The verdict is in: The European Union's fiscal irresponsibility is negatively affecting the rest of the world, and people want it to stop.

From the Indian rupee to the fledgling tourist industry in the Atlantic island chain of Cape Verde, more hangs on this week's European Union summit than the future of the euro single currency project alone.

While no one believes the 27-nation bloc can find a quick fix to a debt mountain that was years in the making and which may stunt its economies for years to come, EU leaders are under growing pressure to show they can at least stop the rot.

"We're not expecting a sudden change in sentiment or a dramatic end to the problem at the EU summit," a senior Japanese policymaker told Reuters.

"But we also don't expect zero results. There should at least be some progress in how they hope to get their house in order," said the policymaker, who for reasons of diplomacy spoke on condition of anonymity.


And yet again, who is coming to the rescue?
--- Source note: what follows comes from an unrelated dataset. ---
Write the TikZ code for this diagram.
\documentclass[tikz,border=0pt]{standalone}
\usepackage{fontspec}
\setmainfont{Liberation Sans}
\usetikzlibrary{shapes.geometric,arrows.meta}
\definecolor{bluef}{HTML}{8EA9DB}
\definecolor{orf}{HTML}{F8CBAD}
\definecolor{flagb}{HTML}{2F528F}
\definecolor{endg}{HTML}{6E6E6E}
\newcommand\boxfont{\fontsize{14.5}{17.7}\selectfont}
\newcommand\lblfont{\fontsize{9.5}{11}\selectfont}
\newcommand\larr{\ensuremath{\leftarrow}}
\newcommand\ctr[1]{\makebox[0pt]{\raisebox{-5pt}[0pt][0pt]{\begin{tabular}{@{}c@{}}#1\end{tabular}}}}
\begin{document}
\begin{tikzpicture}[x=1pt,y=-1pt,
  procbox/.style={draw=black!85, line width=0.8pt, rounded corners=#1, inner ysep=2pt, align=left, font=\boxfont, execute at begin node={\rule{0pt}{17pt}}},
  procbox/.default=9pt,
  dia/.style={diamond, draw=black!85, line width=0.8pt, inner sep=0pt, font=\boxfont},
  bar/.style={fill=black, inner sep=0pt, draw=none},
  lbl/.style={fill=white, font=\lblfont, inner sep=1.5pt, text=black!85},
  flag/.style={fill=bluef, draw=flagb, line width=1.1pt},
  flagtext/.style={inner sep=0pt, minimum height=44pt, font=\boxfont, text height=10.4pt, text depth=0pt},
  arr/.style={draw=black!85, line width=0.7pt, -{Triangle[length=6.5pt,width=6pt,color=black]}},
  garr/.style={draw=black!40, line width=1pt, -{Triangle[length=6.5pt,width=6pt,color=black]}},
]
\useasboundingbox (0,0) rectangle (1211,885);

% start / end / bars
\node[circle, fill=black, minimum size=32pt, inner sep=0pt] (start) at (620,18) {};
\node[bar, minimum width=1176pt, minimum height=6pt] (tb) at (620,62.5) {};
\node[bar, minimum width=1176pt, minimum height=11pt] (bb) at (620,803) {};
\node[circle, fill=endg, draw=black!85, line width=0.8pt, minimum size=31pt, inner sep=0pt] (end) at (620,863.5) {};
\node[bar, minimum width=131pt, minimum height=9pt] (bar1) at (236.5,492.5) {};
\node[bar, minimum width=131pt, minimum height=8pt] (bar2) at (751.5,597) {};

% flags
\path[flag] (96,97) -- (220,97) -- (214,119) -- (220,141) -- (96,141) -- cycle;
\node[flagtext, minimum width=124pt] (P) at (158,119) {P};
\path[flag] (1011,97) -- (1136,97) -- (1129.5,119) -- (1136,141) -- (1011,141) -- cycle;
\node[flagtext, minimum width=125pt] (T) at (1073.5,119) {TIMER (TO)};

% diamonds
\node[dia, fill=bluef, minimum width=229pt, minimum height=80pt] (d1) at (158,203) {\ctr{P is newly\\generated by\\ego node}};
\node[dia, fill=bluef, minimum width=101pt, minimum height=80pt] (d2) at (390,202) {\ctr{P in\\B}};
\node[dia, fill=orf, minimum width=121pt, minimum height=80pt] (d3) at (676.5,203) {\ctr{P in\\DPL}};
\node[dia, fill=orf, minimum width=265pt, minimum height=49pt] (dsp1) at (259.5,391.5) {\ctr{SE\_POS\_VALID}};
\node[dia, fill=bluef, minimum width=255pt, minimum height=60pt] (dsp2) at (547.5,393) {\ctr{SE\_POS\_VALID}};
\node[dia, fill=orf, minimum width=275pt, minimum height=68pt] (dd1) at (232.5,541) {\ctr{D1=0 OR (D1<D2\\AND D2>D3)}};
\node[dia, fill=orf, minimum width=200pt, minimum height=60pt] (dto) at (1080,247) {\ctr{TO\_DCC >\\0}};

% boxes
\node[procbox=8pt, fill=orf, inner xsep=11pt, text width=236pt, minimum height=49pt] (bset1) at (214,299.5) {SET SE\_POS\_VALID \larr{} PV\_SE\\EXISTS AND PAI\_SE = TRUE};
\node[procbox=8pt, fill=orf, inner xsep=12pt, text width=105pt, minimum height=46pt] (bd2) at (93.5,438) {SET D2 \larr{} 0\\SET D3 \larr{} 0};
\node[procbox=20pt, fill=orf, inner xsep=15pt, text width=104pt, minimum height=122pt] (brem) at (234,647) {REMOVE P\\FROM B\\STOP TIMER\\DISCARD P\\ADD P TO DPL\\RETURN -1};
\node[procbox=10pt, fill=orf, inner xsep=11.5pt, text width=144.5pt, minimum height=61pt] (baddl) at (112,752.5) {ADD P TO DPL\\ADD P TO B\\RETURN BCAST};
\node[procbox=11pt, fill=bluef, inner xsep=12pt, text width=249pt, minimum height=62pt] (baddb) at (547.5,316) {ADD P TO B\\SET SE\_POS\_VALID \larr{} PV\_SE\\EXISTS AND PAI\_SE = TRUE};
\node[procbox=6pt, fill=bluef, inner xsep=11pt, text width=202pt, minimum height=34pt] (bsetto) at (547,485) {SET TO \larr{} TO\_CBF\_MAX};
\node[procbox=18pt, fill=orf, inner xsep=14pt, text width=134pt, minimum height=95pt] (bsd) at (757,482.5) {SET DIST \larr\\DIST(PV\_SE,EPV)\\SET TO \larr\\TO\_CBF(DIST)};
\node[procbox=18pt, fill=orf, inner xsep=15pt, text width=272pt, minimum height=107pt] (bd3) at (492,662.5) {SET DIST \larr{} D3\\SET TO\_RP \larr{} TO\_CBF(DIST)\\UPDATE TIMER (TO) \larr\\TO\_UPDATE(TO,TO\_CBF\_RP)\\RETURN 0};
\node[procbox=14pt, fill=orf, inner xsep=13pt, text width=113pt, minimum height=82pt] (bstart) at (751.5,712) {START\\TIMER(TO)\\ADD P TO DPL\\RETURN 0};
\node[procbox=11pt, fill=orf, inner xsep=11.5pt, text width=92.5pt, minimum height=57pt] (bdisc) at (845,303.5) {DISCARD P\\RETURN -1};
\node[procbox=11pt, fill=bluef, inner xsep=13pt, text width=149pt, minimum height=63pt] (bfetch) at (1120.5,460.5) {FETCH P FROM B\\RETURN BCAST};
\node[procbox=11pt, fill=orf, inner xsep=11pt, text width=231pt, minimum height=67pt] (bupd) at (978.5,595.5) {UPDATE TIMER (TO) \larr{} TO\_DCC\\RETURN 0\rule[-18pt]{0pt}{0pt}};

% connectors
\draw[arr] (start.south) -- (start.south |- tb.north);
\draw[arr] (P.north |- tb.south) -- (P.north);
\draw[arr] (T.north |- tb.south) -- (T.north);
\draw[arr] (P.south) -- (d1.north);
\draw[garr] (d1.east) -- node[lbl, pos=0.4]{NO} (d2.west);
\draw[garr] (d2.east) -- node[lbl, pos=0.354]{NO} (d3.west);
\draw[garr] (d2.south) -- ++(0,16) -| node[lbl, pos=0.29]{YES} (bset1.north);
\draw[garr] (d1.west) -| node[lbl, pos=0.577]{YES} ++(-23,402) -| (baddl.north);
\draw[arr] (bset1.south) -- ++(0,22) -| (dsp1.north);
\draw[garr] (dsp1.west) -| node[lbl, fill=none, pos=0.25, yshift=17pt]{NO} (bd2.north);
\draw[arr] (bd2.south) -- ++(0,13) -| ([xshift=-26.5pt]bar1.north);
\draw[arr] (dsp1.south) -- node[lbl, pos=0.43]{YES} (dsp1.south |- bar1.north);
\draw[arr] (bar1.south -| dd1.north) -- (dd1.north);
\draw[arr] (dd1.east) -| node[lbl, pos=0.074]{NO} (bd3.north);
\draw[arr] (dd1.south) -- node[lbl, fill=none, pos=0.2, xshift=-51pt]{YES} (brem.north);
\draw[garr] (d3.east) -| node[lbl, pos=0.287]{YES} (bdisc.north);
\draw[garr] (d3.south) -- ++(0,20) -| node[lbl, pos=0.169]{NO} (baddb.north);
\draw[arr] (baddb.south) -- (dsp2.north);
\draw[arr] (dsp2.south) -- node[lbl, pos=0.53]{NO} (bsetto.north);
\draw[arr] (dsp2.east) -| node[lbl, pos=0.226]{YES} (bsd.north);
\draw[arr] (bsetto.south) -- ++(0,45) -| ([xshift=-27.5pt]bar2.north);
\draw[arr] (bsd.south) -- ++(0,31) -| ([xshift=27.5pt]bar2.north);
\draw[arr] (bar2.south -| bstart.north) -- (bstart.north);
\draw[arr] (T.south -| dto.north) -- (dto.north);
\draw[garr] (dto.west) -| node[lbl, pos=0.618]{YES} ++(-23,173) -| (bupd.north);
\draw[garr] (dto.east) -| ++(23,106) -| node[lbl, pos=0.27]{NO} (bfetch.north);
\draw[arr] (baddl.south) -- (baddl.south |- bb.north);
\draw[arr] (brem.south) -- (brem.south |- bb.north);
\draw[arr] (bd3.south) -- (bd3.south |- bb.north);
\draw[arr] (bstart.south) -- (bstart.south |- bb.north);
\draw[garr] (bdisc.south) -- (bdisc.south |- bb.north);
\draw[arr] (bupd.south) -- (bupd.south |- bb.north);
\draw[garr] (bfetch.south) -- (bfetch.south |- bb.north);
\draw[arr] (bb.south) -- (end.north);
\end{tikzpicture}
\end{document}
American taxpayers with downgrade Timothy Geithner at the helm.

Before this week's summit, U.S. Treasury Secretary Timothy Geithner was touring euro zone capitals with a message that it is time to act.

Speaking after talks in Berlin on Tuesday, Geithner urged reforms to "create the architecture of fiscal union", citing the "central role" to be played by the European Central Bank.
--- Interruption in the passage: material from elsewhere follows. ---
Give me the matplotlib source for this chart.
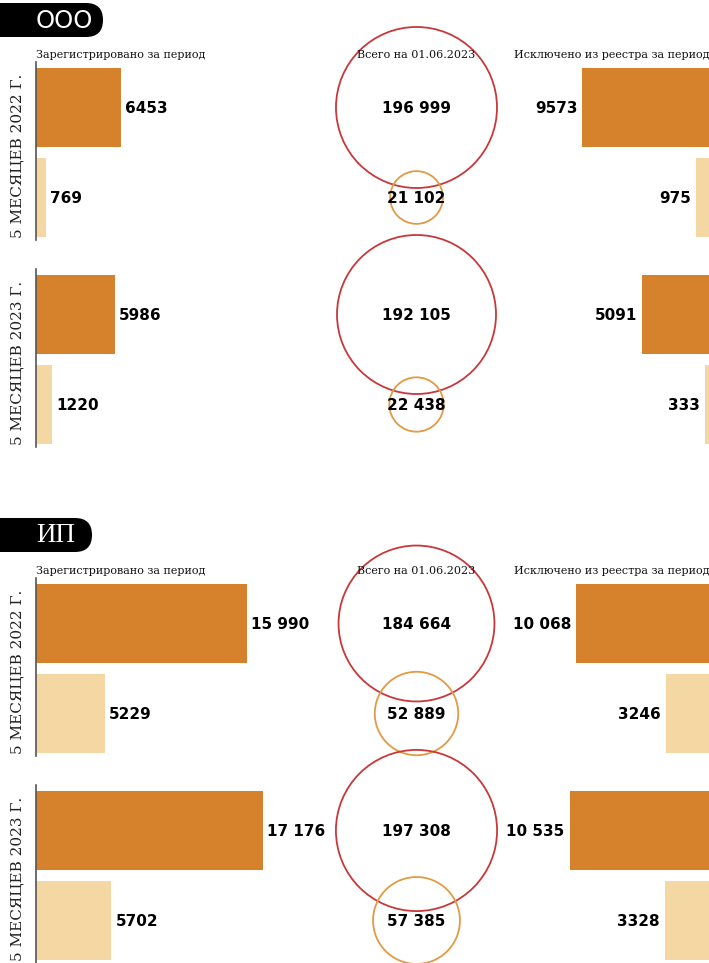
import matplotlib
matplotlib.use("Agg")
import numpy as np
import matplotlib.pyplot as plt
from matplotlib.patches import Circle, FancyBboxPatch

# data
sections = ["ООО", "ИП"]
periods = ["5 МЕСЯЦЕВ 2022 Г.", "5 МЕСЯЦЕВ 2023 Г."]
header_left = "Зарегистрировано за период"
header_mid = "Всего на 01.06.2023"
header_right = "Исключено из реестра за период"

registered = {
    "ООО": [[6453, 769], [5986, 1220]],
    "ИП": [[15990, 5229], [17176, 5702]],
}
total = {
    "ООО": [[196999, 21102], [192105, 22438]],
    "ИП": [[184664, 52889], [197308, 57385]],
}
excluded = {
    "ООО": [[9573, 975], [5091, 333]],
    "ИП": [[10068, 3246], [10535, 3328]],
}

# layout (pixels)
W, H = 709, 963
BAR_LEFT = 36
PX_PER_UNIT = 0.01322
CIRCLE_K = 0.1814
CIRCLE_X = 416.5
BAR_H = 79
ROW_GAP = 90
section_tab_y = {"ООО": 3, "ИП": 518}
group_tops = {"ООО": [68, 275], "ИП": [584, 791]}
tab_right = {"ООО": 103, "ИП": 92}
tab_font = {"ООО": (["DejaVu Sans"], 17.5), "ИП": (["Liberation Serif"], 19.5)}

DARK = "#d6812b"
LIGHT = "#f5d7a4"
RED = "#c8383a"
ORANGE = "#e29a45"

SERIF = ["DejaVu Serif"]
SANS = ["DejaVu Sans"]


def fmt(value):
    if value >= 10000:
        return f"{value:,}".replace(",", " ")
    return str(value)


fig = plt.figure(figsize=(W / 100, H / 100), dpi=100)
ax = fig.add_axes([0, 0, 1, 1])
ax.set_xlim(0, W)
ax.set_ylim(H, 0)
ax.axis("off")

for section in sections:
    ty = section_tab_y[section]
    tab = FancyBboxPatch((-40, ty), 40 + tab_right[section], 34,
                         boxstyle="round,pad=0,rounding_size=17",
                         facecolor="black", edgecolor="none")
    ax.add_patch(tab)
    family, size = tab_font[section]
    ax.text(36, ty + 18, section, color="white", fontsize=size,
            family=family, ha="left", va="center")

    head_y = group_tops[section][0] - 13
    ax.text(BAR_LEFT, head_y, header_left, family=SERIF, fontsize=8,
            ha="left", va="center", color="#111111")
    ax.text(CIRCLE_X, head_y, header_mid, family=SERIF, fontsize=8,
            ha="center", va="center", color="#111111")
    ax.text(W, head_y, header_right, family=SERIF, fontsize=8,
            ha="right", va="center", color="#111111")

    for gi, top in enumerate(group_tops[section]):
        ys = np.array([top + BAR_H / 2, top + ROW_GAP + BAR_H / 2])
        colors = [DARK, LIGHT]
        ring_colors = [RED, ORANGE]

        ax.plot([35.5, 35.5], [top - 6, top + 172], color="#555555", lw=1.2)
        ax.text(18, top + 88, periods[gi], family=SERIF, fontsize=11,
                rotation=90, ha="center", va="center", color="#222222")

        reg = np.array(registered[section][gi])
        ax.barh(ys, reg * PX_PER_UNIT, left=BAR_LEFT, height=BAR_H, color=colors)
        for y, v in zip(ys, reg):
            ax.text(BAR_LEFT + v * PX_PER_UNIT + 4, y + 1, fmt(v), family=SANS,
                    fontsize=11, fontweight="bold", ha="left", va="center")

        exc = np.array(excluded[section][gi])
        ax.barh(ys, exc * PX_PER_UNIT, left=W - exc * PX_PER_UNIT, height=BAR_H,
                color=colors)
        for y, v in zip(ys, exc):
            ax.text(W - v * PX_PER_UNIT - 5, y + 1, fmt(v), family=SANS,
                    fontsize=11, fontweight="bold", ha="right", va="center")

        tot = total[section][gi]
        for y, v, rc in zip(ys, tot, ring_colors):
            ax.add_patch(Circle((CIRCLE_X, y), CIRCLE_K * np.sqrt(v),
                                facecolor="none", edgecolor=rc, lw=1.3))
            ax.text(CIRCLE_X, y + 1, fmt(v), family=SANS, fontsize=11,
                    fontweight="bold", ha="center", va="center", zorder=5)

fig.savefig("out.png", dpi=100, facecolor="white")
"There is concern among corporate leaders, both in the United States and Europe, about the uncertainty bred of lack of political consensus on how to move the economy forward," U.S. ambassador to the EU William Kennard said before the trip.

"And that certainly is weighing on the world economy. It's a factor both in Europe and the United States," he said, suggesting the two were "in the same boat" with over-borrowed economies and expensive welfare states.

Yet while the United States can turn to the Federal Reserve as a lender of last resort, euro zone states have no such recourse to the Frankfurt-based European Central Bank - and EU heavyweight Germany is determined to keep it that way.


Time to act? Who will be doing the acting? Americans or European leaders? It's time for Europe to pay "it's fair share."